### [Provided material]
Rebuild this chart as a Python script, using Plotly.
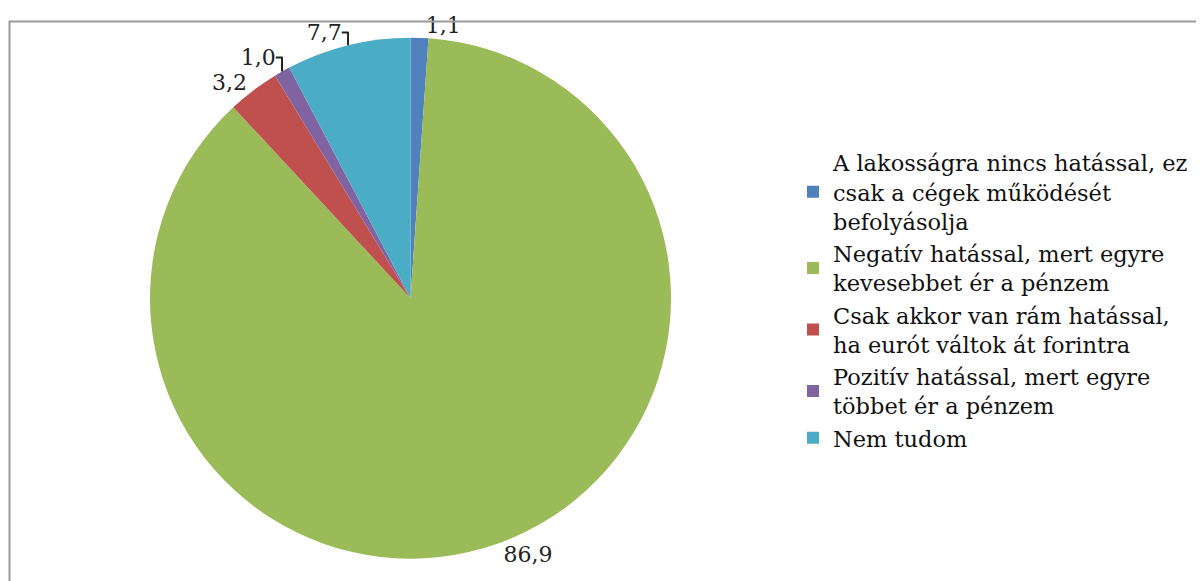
import plotly.graph_objects as go

labels = [
    "A lakosságra nincs hatással, ez<br>csak a cégek működését<br>befolyásolja",
    "Negatív hatással, mert egyre<br>kevesebbet ér a pénzem",
    "Csak akkor van rám hatással,<br>ha eurót váltok át forintra",
    "Pozitív hatással, mert egyre<br>többet ér a pénzem",
    "Nem tudom",
]
values = [1.1, 86.9, 3.2, 1.0, 7.7]
colors = ["#4F81BD", "#9BBB59", "#C0504D", "#8064A2", "#4BACC6"]

W, H = 1204, 581
cx, cy, r = 402.5, 284, 266
FONT = "DejaVu Serif"

fig = go.Figure(go.Pie(
    labels=labels,
    values=values,
    sort=False,
    direction="clockwise",
    rotation=0,
    marker=dict(colors=colors, line=dict(width=0)),
    textposition="outside",
    texttemplate="%{value:.1f}",
    textfont=dict(family=FONT, size=22, color="#222"),
    hoverinfo="label+value",
    domain=dict(x=[(cx - r) / W, (cx + r) / W], y=[1 - (cy + r) / H, 1 - (cy - r) / H]),
))

fig.update_layout(
    width=W, height=H,
    margin=dict(l=0, r=0, t=0, b=0),
    separators=", ",
    paper_bgcolor="white",
    font=dict(family=FONT),
    showlegend=True,
    legend=dict(
        x=785 / W, y=1 - 124 / H, xanchor="left", yanchor="top",
        font=dict(family=FONT, size=22.5, color="#111"),
        bgcolor="rgba(0,0,0,0)", tracegroupgap=0,
    ),
    shapes=[dict(type="rect", xref="paper", yref="paper",
                 x0=1.5 / W, x1=1.02, y0=-0.02, y1=1 - 1.5 / H,
                 line=dict(color="#9a9a9a", width=2), fillcolor="rgba(0,0,0,0)")],
)

fig.write_html("out.html")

### [Given exercise]
Reproduce the whole listing exactly, but not the images in it.

### [Expected output]
Rebuild this chart as a Python script, using Plotly.
import plotly.graph_objects as go

labels = [
    "A lakosságra nincs hatással, ez<br>csak a cégek működését<br>befolyásolja",
    "Negatív hatással, mert egyre<br>kevesebbet ér a pénzem",
    "Csak akkor van rám hatással,<br>ha eurót váltok át forintra",
    "Pozitív hatással, mert egyre<br>többet ér a pénzem",
    "Nem tudom",
]
values = [1.1, 86.9, 3.2, 1.0, 7.7]
colors = ["#4F81BD", "#9BBB59", "#C0504D", "#8064A2", "#4BACC6"]

W, H = 1204, 581
cx, cy, r = 402.5, 284, 266
FONT = "DejaVu Serif"

fig = go.Figure(go.Pie(
    labels=labels,
    values=values,
    sort=False,
    direction="clockwise",
    rotation=0,
    marker=dict(colors=colors, line=dict(width=0)),
    textposition="outside",
    texttemplate="%{value:.1f}",
    textfont=dict(family=FONT, size=22, color="#222"),
    hoverinfo="label+value",
    domain=dict(x=[(cx - r) / W, (cx + r) / W], y=[1 - (cy + r) / H, 1 - (cy - r) / H]),
))

fig.update_layout(
    width=W, height=H,
    margin=dict(l=0, r=0, t=0, b=0),
    separators=", ",
    paper_bgcolor="white",
    font=dict(family=FONT),
    showlegend=True,
    legend=dict(
        x=785 / W, y=1 - 124 / H, xanchor="left", yanchor="top",
        font=dict(family=FONT, size=22.5, color="#111"),
        bgcolor="rgba(0,0,0,0)", tracegroupgap=0,
    ),
    shapes=[dict(type="rect", xref="paper", yref="paper",
                 x0=1.5 / W, x1=1.02, y0=-0.02, y1=1 - 1.5 / H,
                 line=dict(color="#9a9a9a", width=2), fillcolor="rgba(0,0,0,0)")],
)

fig.write_html("out.html")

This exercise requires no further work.